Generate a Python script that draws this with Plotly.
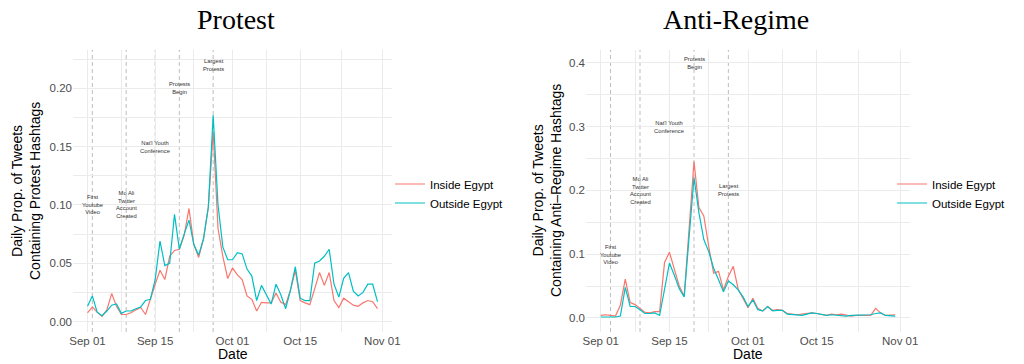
import pandas as pd
import plotly.graph_objects as go

# ---------------- data ----------------
dates = pd.date_range("2019-09-01", "2019-10-31", freq="D")

protest_inside = [0.0075, 0.0125, 0.008, 0.0045, 0.010, 0.024, 0.013, 0.006, 0.006, 0.0075,
                  0.010, 0.012, 0.006, 0.020, 0.032, 0.044, 0.036, 0.056, 0.061, 0.062,
                  0.074, 0.097, 0.066, 0.055, 0.071, 0.098, 0.163, 0.080, 0.056, 0.037,
                  0.046, 0.040, 0.036, 0.022, 0.019, 0.009, 0.0165, 0.016, 0.016, 0.0245,
                  0.0165, 0.0145, 0.027, 0.044, 0.018, 0.016, 0.0145, 0.028, 0.042, 0.031,
                  0.042, 0.018, 0.012, 0.020, 0.017, 0.014, 0.013, 0.016, 0.018, 0.017,
                  0.011]
protest_outside = [0.013, 0.022, 0.008, 0.005, 0.009, 0.014, 0.015, 0.007, 0.009, 0.009,
                   0.011, 0.0125, 0.018, 0.019, 0.036, 0.069, 0.048, 0.050, 0.092, 0.062,
                   0.075, 0.087, 0.066, 0.057, 0.071, 0.098, 0.177, 0.100, 0.064, 0.053,
                   0.053, 0.059, 0.058, 0.045, 0.039, 0.018, 0.031, 0.023, 0.015, 0.032,
                   0.023, 0.011, 0.027, 0.047, 0.020, 0.018, 0.018, 0.050, 0.052, 0.056,
                   0.062, 0.032, 0.021, 0.037, 0.042, 0.026, 0.022, 0.025, 0.032, 0.032,
                   0.017]
regime_inside = [0.004, 0.005, 0.004, 0.003, 0.020, 0.061, 0.024, 0.021, 0.015, 0.009,
                 0.008, 0.010, 0.010, 0.087, 0.103, 0.078, 0.050, 0.034, 0.145, 0.245,
                 0.173, 0.160, 0.112, 0.070, 0.073, 0.044, 0.065, 0.081, 0.045, 0.031,
                 0.016, 0.031, 0.015, 0.011, 0.018, 0.012, 0.013, 0.012, 0.007, 0.006,
                 0.005, 0.006, 0.007, 0.008, 0.007, 0.005, 0.004, 0.006, 0.005, 0.006,
                 0.004, 0.003, 0.004, 0.004, 0.003, 0.004, 0.015, 0.008, 0.004, 0.004,
                 0.005]
regime_outside = [0.0015, 0.0015, 0.002, 0.0015, 0.003, 0.048, 0.018, 0.018, 0.013, 0.007,
                  0.007, 0.008, 0.004, 0.045, 0.086, 0.067, 0.046, 0.033, 0.130, 0.220,
                  0.165, 0.123, 0.104, 0.078, 0.060, 0.041, 0.058, 0.052, 0.044, 0.033,
                  0.018, 0.028, 0.013, 0.011, 0.018, 0.011, 0.012, 0.012, 0.006, 0.005,
                  0.004, 0.004, 0.006, 0.008, 0.007, 0.005, 0.004, 0.005, 0.004, 0.004,
                  0.003, 0.004, 0.004, 0.004, 0.004, 0.005, 0.007, 0.008, 0.004, 0.003,
                  0.003]

series_names = ["Inside Egypt", "Outside Egypt"]
series_colors = ["#F8766D", "#00BFC4"]

event_labels = ["First<br>Youtube<br>Video", "Mo Ali<br>Twitter<br>Account<br>Created",
                "Nat'l Youth<br>Conference", "Protests<br>Begin", "Largest<br>Protests"]
protest_event_dates = ["2019-09-02", "2019-09-09", "2019-09-15", "2019-09-20", "2019-09-27"]
protest_event_y = [0.10, 0.10, 0.15, 0.20, 0.22]
regime_event_dates = ["2019-09-03", "2019-09-09", "2019-09-15", "2019-09-20", "2019-09-27"]
regime_event_y = [0.10, 0.20, 0.30, 0.40, 0.20]

major_dates = ["2019-09-01", "2019-09-15", "2019-10-01", "2019-10-15", "2019-11-01"]
major_labels = ["Sep 01", "Sep 15", "Oct 01", "Oct 15", "Nov 01"]
minor_dates = ["2019-09-08", "2019-09-23", "2019-10-08", "2019-10-23 12:00"]

protest_yticks = [0.00, 0.05, 0.10, 0.15, 0.20]
protest_ytext = ["0.00", "0.05", "0.10", "0.15", "0.20"]
protest_yrange = [-0.009, 0.233]
regime_yticks = [0.0, 0.1, 0.2, 0.3, 0.4]
regime_ytext = ["0.0", "0.1", "0.2", "0.3", "0.4"]
regime_yrange = [-0.022, 0.42]

# ---------------- figure ----------------
W, H = 1024, 364
SANS = "Liberation Sans, Arial, sans-serif"
SERIF = "Liberation Serif, Times New Roman, serif"
GRID = "#EBEBEB"

fig = go.Figure()

panels = [
    ("x", "y", "legend", [protest_inside, protest_outside]),
    ("x2", "y2", "legend2", [regime_inside, regime_outside]),
]
for xa, ya, lg, vals in panels:
    for name, col, v in zip(series_names, series_colors, vals):
        fig.add_trace(go.Scatter(x=dates, y=v, mode="lines", name=name,
                                 line=dict(color=col, width=1.2),
                                 xaxis=xa, yaxis=ya, legend=lg, showlegend=True))

# event lines and labels
for xref, yref, edates, eys, yr in [("x", "y", protest_event_dates, protest_event_y, protest_yrange),
                                    ("x2", "y2", regime_event_dates, regime_event_y, regime_yrange)]:
    for lab, d, yv in zip(event_labels, edates, eys):
        fig.add_shape(type="line", xref=xref, yref=yref, x0=d, x1=d, y0=yr[0], y1=yr[1],
                      line=dict(color="#BDBDBD", width=1, dash="4px,3px"), layer="below")
        fig.add_annotation(x=d, y=yv, xref=xref, yref=yref, text=lab, showarrow=False,
                           font=dict(family=SANS, size=5.8, color="#333333"),
                           xanchor="center", yanchor="middle", align="center")


def px_x(p):
    return p / W


def px_y(p):
    return 1 - p / H


ydom = [px_y(332), px_y(50)]
tickfont = dict(family=SANS, size=11.5, color="#4D4D4D")
xaxis_common = dict(type="date", range=["2019-08-29", "2019-11-03"], tickmode="array",
                    tickvals=major_dates, ticktext=major_labels, showgrid=True,
                    gridcolor=GRID, gridwidth=1.1, zeroline=False, showline=False, ticks="",
                    tickfont=tickfont,
                    minor=dict(tickmode="array", tickvals=minor_dates, showgrid=True,
                               gridcolor=GRID, gridwidth=0.6),
                    automargin=False)

fig.update_layout(
    width=W, height=H,
    margin=dict(l=0, r=0, t=0, b=0),
    paper_bgcolor="white", plot_bgcolor="white",
    font=dict(family=SANS, color="black"),
    xaxis=dict(xaxis_common, domain=[px_x(73), px_x(392)], anchor="y"),
    xaxis2=dict(xaxis_common, domain=[px_x(586), px_x(910)], anchor="y2"),
    yaxis=dict(domain=ydom, anchor="x", range=protest_yrange, tickmode="array",
               tickvals=protest_yticks, ticktext=protest_ytext, showgrid=True,
               gridcolor=GRID, gridwidth=1.1, zeroline=False, showline=False, ticks="",
               tickfont=tickfont,
               minor=dict(tick0=0.025, dtick=0.05, showgrid=True, gridcolor=GRID, gridwidth=0.6),
               automargin=False),
    yaxis2=dict(domain=ydom, anchor="x2", range=regime_yrange, tickmode="array",
                tickvals=regime_yticks, ticktext=regime_ytext, showgrid=True,
                gridcolor=GRID, gridwidth=1.1, zeroline=False, showline=False, ticks="",
                tickfont=tickfont,
                minor=dict(tick0=0.05, dtick=0.1, showgrid=True, gridcolor=GRID, gridwidth=0.6),
                automargin=False),
    legend=dict(x=px_x(390), y=px_y(193.5), xanchor="left", yanchor="middle",
                font=dict(family=SANS, size=11.5, color="black"), bgcolor="rgba(0,0,0,0)"),
    legend2=dict(x=px_x(892), y=px_y(193.5), xanchor="left", yanchor="middle",
                 font=dict(family=SANS, size=11.5, color="black"), bgcolor="rgba(0,0,0,0)"),
)

# titles and axis titles
fig.add_annotation(x=px_x(236), y=px_y(19), xref="paper", yref="paper", text="Protest",
                   showarrow=False, font=dict(family=SERIF, size=28, color="black"),
                   xanchor="center", yanchor="middle")
fig.add_annotation(x=px_x(736), y=px_y(19), xref="paper", yref="paper", text="Anti-Regime",
                   showarrow=False, font=dict(family=SERIF, size=28, color="black"),
                   xanchor="center", yanchor="middle")
for cx in [232.5, 748]:
    fig.add_annotation(x=px_x(cx), y=px_y(354), xref="paper", yref="paper", text="Date",
                       showarrow=False, font=dict(family=SANS, size=14, color="black"),
                       xanchor="center", yanchor="middle")
fig.add_annotation(x=px_x(26), y=px_y(191), xref="paper", yref="paper",
                   text="Daily Prop. of Tweets<br>Containing Protest Hashtags",
                   textangle=-90, showarrow=False, font=dict(family=SANS, size=14, color="black"),
                   xanchor="center", yanchor="middle")
fig.add_annotation(x=px_x(547), y=px_y(191), xref="paper", yref="paper",
                   text="Daily Prop. of Tweets<br>Containing Anti\u2013Regime Hashtags",
                   textangle=-90, showarrow=False, font=dict(family=SANS, size=14, color="black"),
                   xanchor="center", yanchor="middle")

fig.write_html("out.html", config={"displayModeBar": False},
               post_script="document.body.style.margin='0px';document.body.style.overflow='hidden';")
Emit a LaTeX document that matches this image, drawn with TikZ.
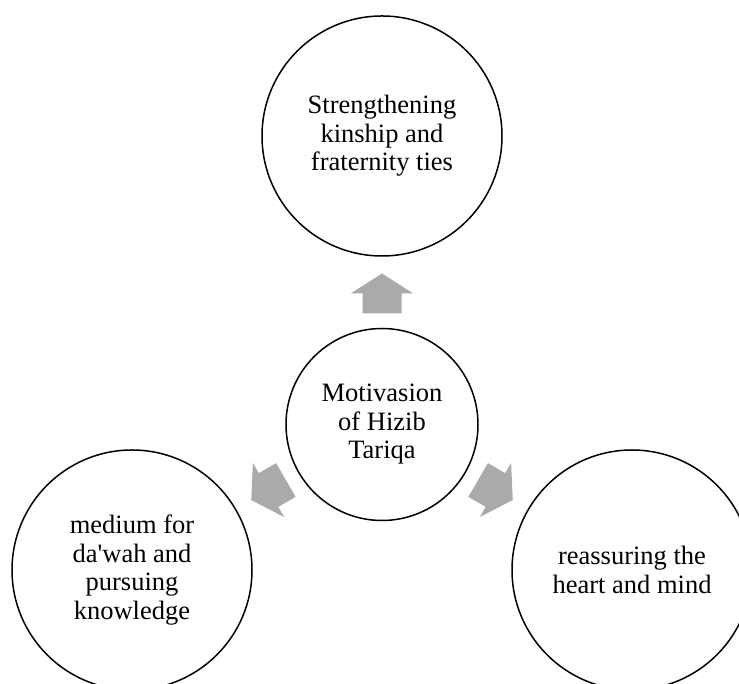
\documentclass[tikz,border=0pt]{standalone}
\usepackage{fontspec}
\setmainfont{Liberation Serif}
\definecolor{arrowgray}{RGB}{170,170,170}
\begin{document}
\begin{tikzpicture}[x=1pt,y=1pt,
  bubble/.style={draw=black,line width=1.5pt,circle,inner sep=0pt,align=center,
    font=\fontsize{26.5}{28.5}\selectfont},
  bigbubble/.style={bubble,minimum size=240pt},
  hubbubble/.style={bubble,minimum size=192pt},
  blockarrow/.style={fill=arrowgray,draw=none}]
\useasboundingbox (0,0) rectangle (739,684);
\clip (0,0) rectangle (739,684);
\node[hubbubble] (hub) at (382,259.5) {Motivasion\\of Hizib\\Tariqa};
\node[bigbubble] (top) at (382,548) {Strengthening\\kinship and\\fraternity ties};
\node[bigbubble] (left) at (132,114) {medium for\\da\textquotesingle wah and\\pursuing\\knowledge};
\node[bigbubble] (right) at (632,114) {reassuring the\\heart and mind};
\foreach \ang in {90,210,330}{
  \begin{scope}[shift={(hub.center)},rotate=\ang]
    \fill[blockarrow] (111,-19.5) -- (131,-19.5) -- (131,-31.3) -- (151,0)
      -- (131,31.3) -- (131,19.5) -- (111,19.5) -- cycle;
  \end{scope}
}
\end{tikzpicture}
\end{document}
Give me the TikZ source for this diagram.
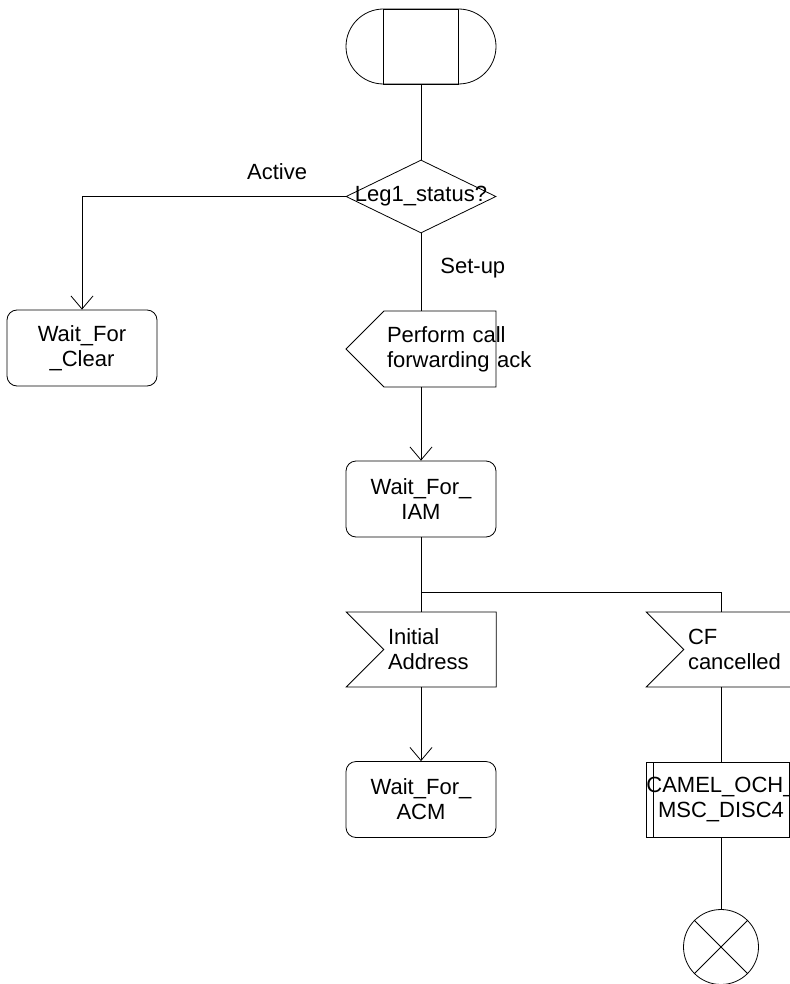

========

- TASK PROMPT -
Copy whichever lines in the listing above contain the word "that".

- OUTPUT OF THE EXERCISE -
Generate a Python script that draws this with Plotly.
Emit a LaTeX document that matches this image, drawn with TikZ.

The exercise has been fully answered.